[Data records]

········

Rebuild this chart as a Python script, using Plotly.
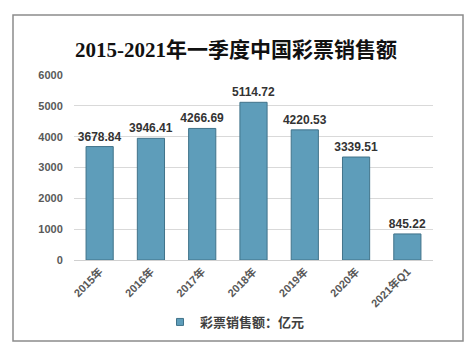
import plotly.graph_objects as go

categories = ["2015年", "2016年", "2017年", "2018年", "2019年", "2020年", "2021年Q1"]
values = [3678.84, 3946.41, 4266.69, 5114.72, 4220.53, 3339.51, 845.22]
y_ticks = [0, 1000, 2000, 3000, 4000, 5000, 6000]
title_text = "2015-2021年一季度中国彩票销售额"
series_name = "彩票销售额：亿元"

W, H = 472, 351
L, R, T, B = 74, 39, 75, 91
pw, ph = W - L - R, H - T - B

def px_x(x):
    return (x - L) / pw

def px_y(y):
    return (H - B - y) / ph

fig = go.Figure()
fig.add_trace(go.Bar(
    x=categories, y=values, name=series_name, showlegend=False,
    marker=dict(color="#5e9dba", line=dict(color="#41738a", width=1)),
    width=0.53,
    text=[f"{v:.2f}" for v in values], textposition="outside",
    constraintext="none",
    textfont=dict(family="Liberation Sans, Arial", size=12, color="#333333", weight="bold"),
    cliponaxis=False,
))
fig.add_trace(go.Scatter(
    x=[None], y=[None], mode="markers", name=series_name,
    marker=dict(symbol="square", size=7, color="#5e9dba", line=dict(color="#41738a", width=1)),
))

fig.update_layout(
    width=W, height=H,
    margin=dict(l=L, r=R, t=T, b=B),
    paper_bgcolor="white", plot_bgcolor="white",
    showlegend=True,
    legend=dict(orientation="h", x=px_x(160), xanchor="left", y=px_y(322), yanchor="middle",
                font=dict(family="Noto Sans CJK SC", size=13, color="#404040", weight="bold"),
                itemwidth=30, tracegroupgap=0),
    title=dict(text=title_text, x=236 / W, xanchor="center", y=1 - 50 / H, yanchor="middle",
               font=dict(family="Liberation Serif, Noto Sans CJK SC", size=21, color="#111111", weight="bold")),
    xaxis=dict(tickangle=-45, tickfont=dict(family="Liberation Sans, Noto Sans CJK SC", size=11, color="#595959", weight="bold"),
               showline=True, linecolor="#d0d0d0", ticks="", showgrid=False),
    yaxis=dict(range=[0, 6000], tickvals=y_ticks, showgrid=True, gridcolor="#d9d9d9",
               tickfont=dict(family="Liberation Sans", size=11, color="#595959", weight="bold"),
               zeroline=False, showline=False, ticks="outside", ticklen=8, tickcolor="white"),
    shapes=[dict(type="rect", xref="paper", yref="paper",
                 x0=px_x(13), x1=px_x(463), y0=px_y(341), y1=px_y(15),
                 line=dict(color="#8c8c8c", width=1.5), fillcolor="rgba(0,0,0,0)", layer="below")],
)

fig.write_html("out.html")
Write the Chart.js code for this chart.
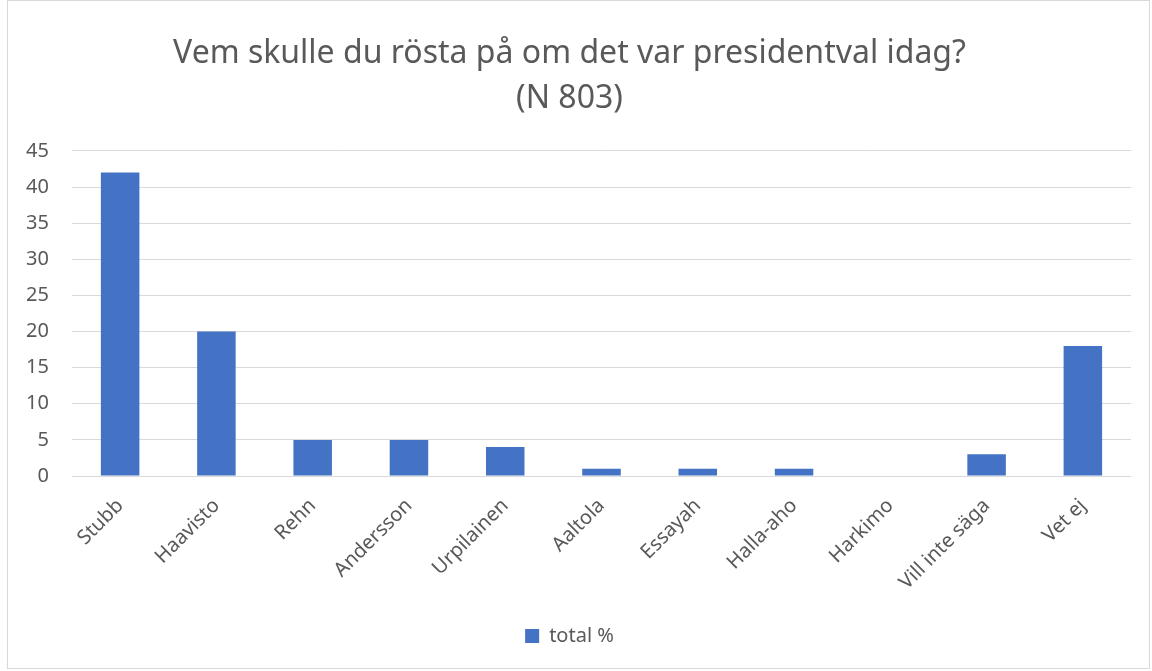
<!DOCTYPE html>
<html>
<head>
<meta charset="utf-8">
<script src="https://cdn.jsdelivr.net/npm/chart.js@4"></script>
<style>
  body { margin: 0; background: #fff; }
  #wrap { position: absolute; left: 7px; top: 0px; width: 1143px; height: 669px; border: 1px solid #d9d9d9; box-sizing: border-box; }
  #chart_canvas { position: absolute; left: 0; top: 0; }
</style>
</head>
<body>
<div id="wrap"><canvas id="chart_canvas" width="1141" height="667"></canvas></div>
<script>
// candidates and their share in percent
const categories = ["Stubb", "Haavisto", "Rehn", "Andersson", "Urpilainen", "Aaltola", "Essayah", "Halla-aho", "Harkimo", "Vill inte säga", "Vet ej"]
const total_values = [42, 20, 5, 5, 4, 1, 1, 1, 0, 3, 18]
const series_name = "total %"
const title_lines = ["Vem skulle du rösta på om det var presidentval idag?", "(N 803)"]

const text_color = "#595959"
const bar_color = "#4472C4"

Chart.defaults.font.family = "'Noto Sans', 'Open Sans', sans-serif"
Chart.defaults.color = text_color

const data_chart = {
  labels: categories,
  datasets: [{
    label: series_name,
    data: total_values,
    backgroundColor: bar_color,
    borderWidth: 0,
    barPercentage: 0.4,
    categoryPercentage: 1.0
  }]
}

const config = {
  type: 'bar',
  data: data_chart,
  options: {
    responsive: false,
    animation: false,
    layout: { padding: { left: 0, right: 18, top: 0, bottom: 12 } },
    plugins: {
      title: {
        display: true,
        text: title_lines,
        color: text_color,
        font: { size: 32, weight: 'normal', lineHeight: 1.42 },
        padding: { top: 30, bottom: 29 }
      },
      legend: {
        position: 'bottom',
        labels: { boxWidth: 14, boxHeight: 14, font: { size: 20 }, color: text_color, padding: 10 }
      },
      tooltip: { enabled: false }
    },
    scales: {
      x: {
        grid: { display: false },
        border: { display: false },
        ticks: { minRotation: 45, maxRotation: 45, font: { size: 20 }, color: text_color, autoSkip: false, padding: 10 },
        afterFit: (scale) => { scale.height = 140 }
      },
      y: {
        min: 0,
        max: 45,
        ticks: { stepSize: 5, font: { size: 20 }, color: text_color, padding: 23 },
        grid: { color: '#d9d9d9', lineWidth: 1, drawTicks: false },
        border: { display: false },
        afterFit: (scale) => { scale.width = 64 }
      }
    }
  }
}

new Chart(document.getElementById('chart_canvas'), config)
</script>
</body>
</html>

········

DIRECTIONS: Using the material above, retype each entry exactly and omit the pictures.

THE RESPONSE:
Rebuild this chart as a Python script, using Plotly.
import plotly.graph_objects as go

categories = ["2015年", "2016年", "2017年", "2018年", "2019年", "2020年", "2021年Q1"]
values = [3678.84, 3946.41, 4266.69, 5114.72, 4220.53, 3339.51, 845.22]
y_ticks = [0, 1000, 2000, 3000, 4000, 5000, 6000]
title_text = "2015-2021年一季度中国彩票销售额"
series_name = "彩票销售额：亿元"

W, H = 472, 351
L, R, T, B = 74, 39, 75, 91
pw, ph = W - L - R, H - T - B

def px_x(x):
    return (x - L) / pw

def px_y(y):
    return (H - B - y) / ph

fig = go.Figure()
fig.add_trace(go.Bar(
    x=categories, y=values, name=series_name, showlegend=False,
    marker=dict(color="#5e9dba", line=dict(color="#41738a", width=1)),
    width=0.53,
    text=[f"{v:.2f}" for v in values], textposition="outside",
    constraintext="none",
    textfont=dict(family="Liberation Sans, Arial", size=12, color="#333333", weight="bold"),
    cliponaxis=False,
))
fig.add_trace(go.Scatter(
    x=[None], y=[None], mode="markers", name=series_name,
    marker=dict(symbol="square", size=7, color="#5e9dba", line=dict(color="#41738a", width=1)),
))

fig.update_layout(
    width=W, height=H,
    margin=dict(l=L, r=R, t=T, b=B),
    paper_bgcolor="white", plot_bgcolor="white",
    showlegend=True,
    legend=dict(orientation="h", x=px_x(160), xanchor="left", y=px_y(322), yanchor="middle",
                font=dict(family="Noto Sans CJK SC", size=13, color="#404040", weight="bold"),
                itemwidth=30, tracegroupgap=0),
    title=dict(text=title_text, x=236 / W, xanchor="center", y=1 - 50 / H, yanchor="middle",
               font=dict(family="Liberation Serif, Noto Sans CJK SC", size=21, color="#111111", weight="bold")),
    xaxis=dict(tickangle=-45, tickfont=dict(family="Liberation Sans, Noto Sans CJK SC", size=11, color="#595959", weight="bold"),
               showline=True, linecolor="#d0d0d0", ticks="", showgrid=False),
    yaxis=dict(range=[0, 6000], tickvals=y_ticks, showgrid=True, gridcolor="#d9d9d9",
               tickfont=dict(family="Liberation Sans", size=11, color="#595959", weight="bold"),
               zeroline=False, showline=False, ticks="outside", ticklen=8, tickcolor="white"),
    shapes=[dict(type="rect", xref="paper", yref="paper",
                 x0=px_x(13), x1=px_x(463), y0=px_y(341), y1=px_y(15),
                 line=dict(color="#8c8c8c", width=1.5), fillcolor="rgba(0,0,0,0)", layer="below")],
)

fig.write_html("out.html")
Write the Chart.js code for this chart.
<!DOCTYPE html>
<html>
<head>
<meta charset="utf-8">
<script src="https://cdn.jsdelivr.net/npm/chart.js@4"></script>
<style>
  body { margin: 0; background: #fff; }
  #wrap { position: absolute; left: 7px; top: 0px; width: 1143px; height: 669px; border: 1px solid #d9d9d9; box-sizing: border-box; }
  #chart_canvas { position: absolute; left: 0; top: 0; }
</style>
</head>
<body>
<div id="wrap"><canvas id="chart_canvas" width="1141" height="667"></canvas></div>
<script>
// candidates and their share in percent
const categories = ["Stubb", "Haavisto", "Rehn", "Andersson", "Urpilainen", "Aaltola", "Essayah", "Halla-aho", "Harkimo", "Vill inte säga", "Vet ej"]
const total_values = [42, 20, 5, 5, 4, 1, 1, 1, 0, 3, 18]
const series_name = "total %"
const title_lines = ["Vem skulle du rösta på om det var presidentval idag?", "(N 803)"]

const text_color = "#595959"
const bar_color = "#4472C4"

Chart.defaults.font.family = "'Noto Sans', 'Open Sans', sans-serif"
Chart.defaults.color = text_color

const data_chart = {
  labels: categories,
  datasets: [{
    label: series_name,
    data: total_values,
    backgroundColor: bar_color,
    borderWidth: 0,
    barPercentage: 0.4,
    categoryPercentage: 1.0
  }]
}

const config = {
  type: 'bar',
  data: data_chart,
  options: {
    responsive: false,
    animation: false,
    layout: { padding: { left: 0, right: 18, top: 0, bottom: 12 } },
    plugins: {
      title: {
        display: true,
        text: title_lines,
        color: text_color,
        font: { size: 32, weight: 'normal', lineHeight: 1.42 },
        padding: { top: 30, bottom: 29 }
      },
      legend: {
        position: 'bottom',
        labels: { boxWidth: 14, boxHeight: 14, font: { size: 20 }, color: text_color, padding: 10 }
      },
      tooltip: { enabled: false }
    },
    scales: {
      x: {
        grid: { display: false },
        border: { display: false },
        ticks: { minRotation: 45, maxRotation: 45, font: { size: 20 }, color: text_color, autoSkip: false, padding: 10 },
        afterFit: (scale) => { scale.height = 140 }
      },
      y: {
        min: 0,
        max: 45,
        ticks: { stepSize: 5, font: { size: 20 }, color: text_color, padding: 23 },
        grid: { color: '#d9d9d9', lineWidth: 1, drawTicks: false },
        border: { display: false },
        afterFit: (scale) => { scale.width = 64 }
      }
    }
  }
}

new Chart(document.getElementById('chart_canvas'), config)
</script>
</body>
</html>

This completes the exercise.